*Problem:*
Restate the records below word for word, and omit the images they hold.

_ _ _ _ _

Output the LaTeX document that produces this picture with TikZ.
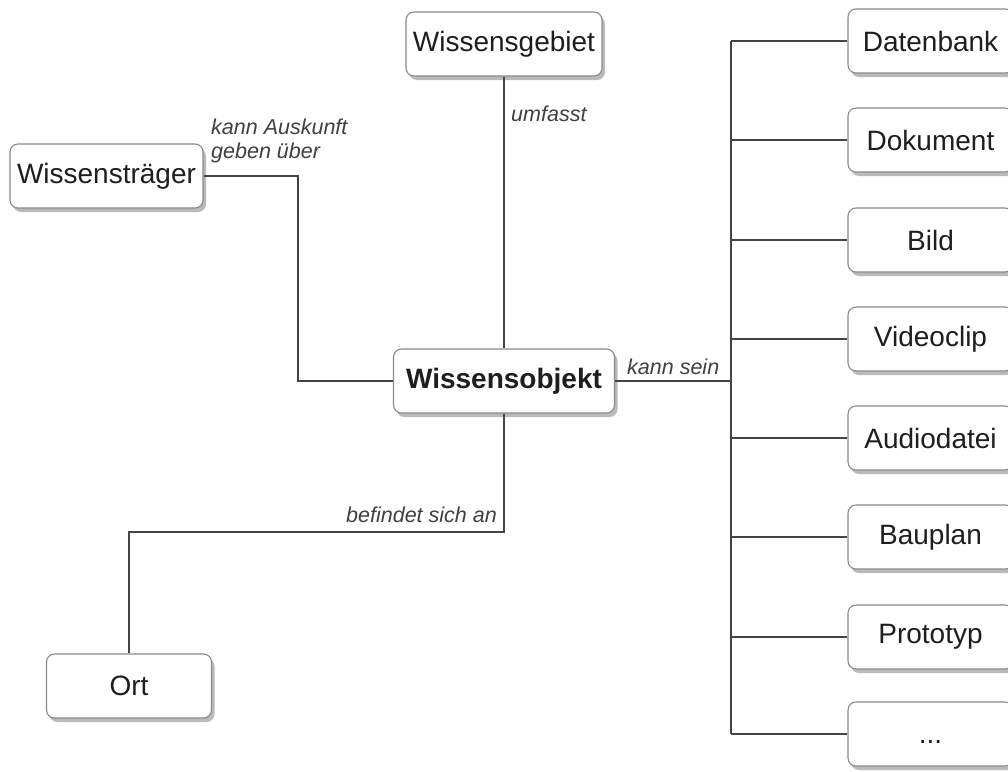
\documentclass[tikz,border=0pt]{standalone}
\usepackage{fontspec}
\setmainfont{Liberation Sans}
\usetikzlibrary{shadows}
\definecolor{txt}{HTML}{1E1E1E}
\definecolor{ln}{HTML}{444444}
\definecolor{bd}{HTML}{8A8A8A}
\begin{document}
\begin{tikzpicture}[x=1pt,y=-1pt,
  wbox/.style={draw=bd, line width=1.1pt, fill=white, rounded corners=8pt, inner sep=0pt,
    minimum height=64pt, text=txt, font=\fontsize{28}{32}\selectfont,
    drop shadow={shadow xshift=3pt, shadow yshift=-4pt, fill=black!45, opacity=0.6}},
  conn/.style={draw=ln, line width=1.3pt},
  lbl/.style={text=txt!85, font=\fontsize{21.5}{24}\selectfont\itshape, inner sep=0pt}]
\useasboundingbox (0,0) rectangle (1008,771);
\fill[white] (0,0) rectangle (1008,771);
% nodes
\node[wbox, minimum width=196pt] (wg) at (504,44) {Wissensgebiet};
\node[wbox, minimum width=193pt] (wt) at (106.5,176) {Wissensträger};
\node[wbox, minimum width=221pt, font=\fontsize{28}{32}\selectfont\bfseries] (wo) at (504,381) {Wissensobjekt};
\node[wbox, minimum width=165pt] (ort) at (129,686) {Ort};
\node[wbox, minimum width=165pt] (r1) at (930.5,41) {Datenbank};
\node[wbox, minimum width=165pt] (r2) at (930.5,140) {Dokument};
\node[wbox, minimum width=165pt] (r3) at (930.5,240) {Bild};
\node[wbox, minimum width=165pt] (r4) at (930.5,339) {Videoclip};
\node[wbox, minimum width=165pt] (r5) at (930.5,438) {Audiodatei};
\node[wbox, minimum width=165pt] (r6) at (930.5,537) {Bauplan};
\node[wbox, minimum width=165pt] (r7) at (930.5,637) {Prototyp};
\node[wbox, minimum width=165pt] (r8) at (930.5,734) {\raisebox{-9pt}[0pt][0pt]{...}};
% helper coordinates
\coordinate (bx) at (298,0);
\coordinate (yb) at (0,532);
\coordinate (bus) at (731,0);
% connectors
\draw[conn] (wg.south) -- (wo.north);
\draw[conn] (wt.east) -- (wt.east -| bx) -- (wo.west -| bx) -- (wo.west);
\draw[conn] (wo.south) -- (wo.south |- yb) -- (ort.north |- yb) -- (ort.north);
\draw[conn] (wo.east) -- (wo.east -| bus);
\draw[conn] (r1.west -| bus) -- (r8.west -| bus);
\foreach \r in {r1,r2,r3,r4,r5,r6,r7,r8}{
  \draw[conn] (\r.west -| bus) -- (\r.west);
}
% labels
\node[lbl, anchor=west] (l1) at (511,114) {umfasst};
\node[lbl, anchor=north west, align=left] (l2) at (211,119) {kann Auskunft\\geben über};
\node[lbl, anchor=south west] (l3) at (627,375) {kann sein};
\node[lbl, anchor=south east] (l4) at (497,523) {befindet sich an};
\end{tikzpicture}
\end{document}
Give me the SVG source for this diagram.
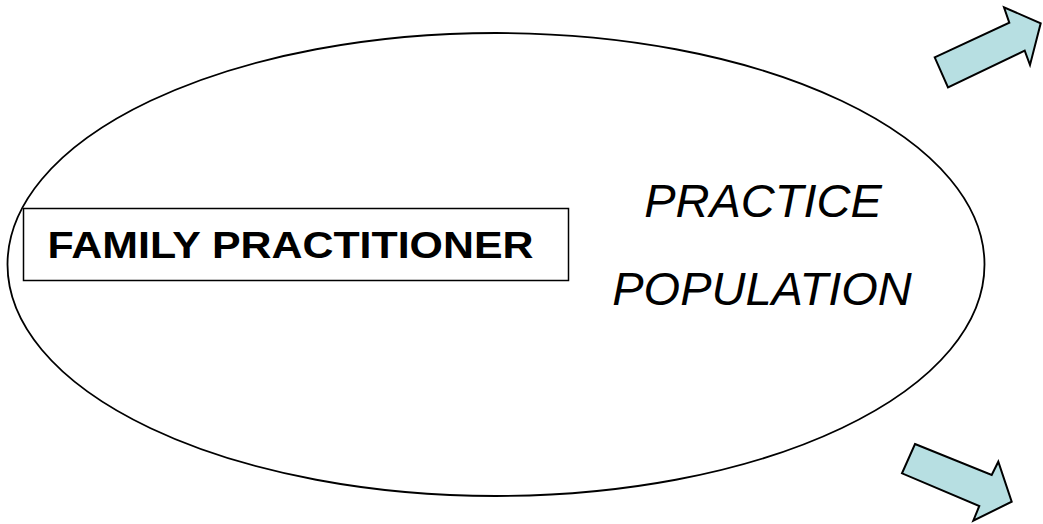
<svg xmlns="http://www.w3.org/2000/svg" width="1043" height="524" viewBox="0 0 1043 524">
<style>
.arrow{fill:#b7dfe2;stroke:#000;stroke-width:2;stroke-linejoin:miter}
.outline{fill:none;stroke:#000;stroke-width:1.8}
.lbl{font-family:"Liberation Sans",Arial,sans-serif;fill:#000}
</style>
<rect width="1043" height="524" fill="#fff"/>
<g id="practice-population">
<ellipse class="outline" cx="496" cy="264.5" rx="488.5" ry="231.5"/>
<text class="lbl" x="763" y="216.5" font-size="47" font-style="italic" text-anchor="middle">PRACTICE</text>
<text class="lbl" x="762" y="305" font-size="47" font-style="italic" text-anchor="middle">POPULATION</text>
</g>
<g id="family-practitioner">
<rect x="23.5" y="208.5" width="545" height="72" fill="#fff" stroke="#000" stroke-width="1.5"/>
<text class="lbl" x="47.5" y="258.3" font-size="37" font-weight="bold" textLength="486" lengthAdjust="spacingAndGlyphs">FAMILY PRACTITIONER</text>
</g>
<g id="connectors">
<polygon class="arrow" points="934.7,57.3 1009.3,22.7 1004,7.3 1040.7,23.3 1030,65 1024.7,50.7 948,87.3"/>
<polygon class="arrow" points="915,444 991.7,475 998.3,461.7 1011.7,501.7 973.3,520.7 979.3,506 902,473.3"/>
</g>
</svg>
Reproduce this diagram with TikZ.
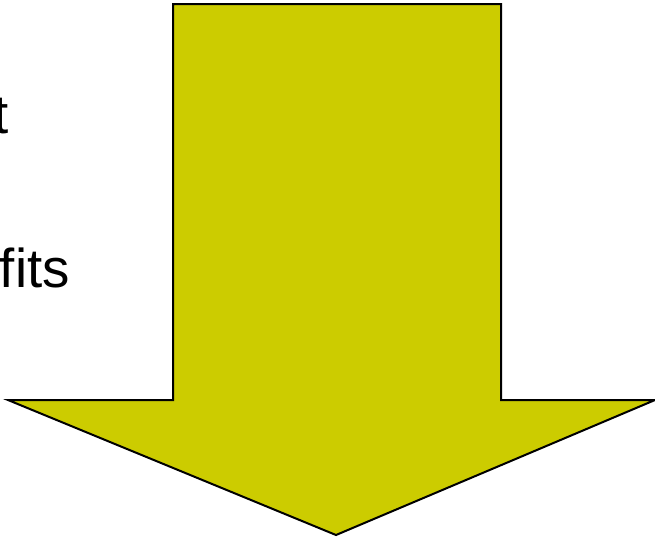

_ _ _ _ _

*Output of the task:*
Output the LaTeX document that produces this picture with TikZ.
\documentclass[tikz,border=0pt]{standalone}
\usepackage{fontspec}
\setmainfont{Liberation Sans}
\usetikzlibrary{shadows}
\definecolor{txt}{HTML}{1E1E1E}
\definecolor{ln}{HTML}{444444}
\definecolor{bd}{HTML}{8A8A8A}
\begin{document}
\begin{tikzpicture}[x=1pt,y=-1pt,
  wbox/.style={draw=bd, line width=1.1pt, fill=white, rounded corners=8pt, inner sep=0pt,
    minimum height=64pt, text=txt, font=\fontsize{28}{32}\selectfont,
    drop shadow={shadow xshift=3pt, shadow yshift=-4pt, fill=black!45, opacity=0.6}},
  conn/.style={draw=ln, line width=1.3pt},
  lbl/.style={text=txt!85, font=\fontsize{21.5}{24}\selectfont\itshape, inner sep=0pt}]
\useasboundingbox (0,0) rectangle (1008,771);
\fill[white] (0,0) rectangle (1008,771);
% nodes
\node[wbox, minimum width=196pt] (wg) at (504,44) {Wissensgebiet};
\node[wbox, minimum width=193pt] (wt) at (106.5,176) {Wissensträger};
\node[wbox, minimum width=221pt, font=\fontsize{28}{32}\selectfont\bfseries] (wo) at (504,381) {Wissensobjekt};
\node[wbox, minimum width=165pt] (ort) at (129,686) {Ort};
\node[wbox, minimum width=165pt] (r1) at (930.5,41) {Datenbank};
\node[wbox, minimum width=165pt] (r2) at (930.5,140) {Dokument};
\node[wbox, minimum width=165pt] (r3) at (930.5,240) {Bild};
\node[wbox, minimum width=165pt] (r4) at (930.5,339) {Videoclip};
\node[wbox, minimum width=165pt] (r5) at (930.5,438) {Audiodatei};
\node[wbox, minimum width=165pt] (r6) at (930.5,537) {Bauplan};
\node[wbox, minimum width=165pt] (r7) at (930.5,637) {Prototyp};
\node[wbox, minimum width=165pt] (r8) at (930.5,734) {\raisebox{-9pt}[0pt][0pt]{...}};
% helper coordinates
\coordinate (bx) at (298,0);
\coordinate (yb) at (0,532);
\coordinate (bus) at (731,0);
% connectors
\draw[conn] (wg.south) -- (wo.north);
\draw[conn] (wt.east) -- (wt.east -| bx) -- (wo.west -| bx) -- (wo.west);
\draw[conn] (wo.south) -- (wo.south |- yb) -- (ort.north |- yb) -- (ort.north);
\draw[conn] (wo.east) -- (wo.east -| bus);
\draw[conn] (r1.west -| bus) -- (r8.west -| bus);
\foreach \r in {r1,r2,r3,r4,r5,r6,r7,r8}{
  \draw[conn] (\r.west -| bus) -- (\r.west);
}
% labels
\node[lbl, anchor=west] (l1) at (511,114) {umfasst};
\node[lbl, anchor=north west, align=left] (l2) at (211,119) {kann Auskunft\\geben über};
\node[lbl, anchor=south west] (l3) at (627,375) {kann sein};
\node[lbl, anchor=south east] (l4) at (497,523) {befindet sich an};
\end{tikzpicture}
\end{document}
Give me the SVG source for this diagram.
<svg xmlns="http://www.w3.org/2000/svg" width="1043" height="524" viewBox="0 0 1043 524">
<style>
.arrow{fill:#b7dfe2;stroke:#000;stroke-width:2;stroke-linejoin:miter}
.outline{fill:none;stroke:#000;stroke-width:1.8}
.lbl{font-family:"Liberation Sans",Arial,sans-serif;fill:#000}
</style>
<rect width="1043" height="524" fill="#fff"/>
<g id="practice-population">
<ellipse class="outline" cx="496" cy="264.5" rx="488.5" ry="231.5"/>
<text class="lbl" x="763" y="216.5" font-size="47" font-style="italic" text-anchor="middle">PRACTICE</text>
<text class="lbl" x="762" y="305" font-size="47" font-style="italic" text-anchor="middle">POPULATION</text>
</g>
<g id="family-practitioner">
<rect x="23.5" y="208.5" width="545" height="72" fill="#fff" stroke="#000" stroke-width="1.5"/>
<text class="lbl" x="47.5" y="258.3" font-size="37" font-weight="bold" textLength="486" lengthAdjust="spacingAndGlyphs">FAMILY PRACTITIONER</text>
</g>
<g id="connectors">
<polygon class="arrow" points="934.7,57.3 1009.3,22.7 1004,7.3 1040.7,23.3 1030,65 1024.7,50.7 948,87.3"/>
<polygon class="arrow" points="915,444 991.7,475 998.3,461.7 1011.7,501.7 973.3,520.7 979.3,506 902,473.3"/>
</g>
</svg>
Reproduce this diagram with TikZ.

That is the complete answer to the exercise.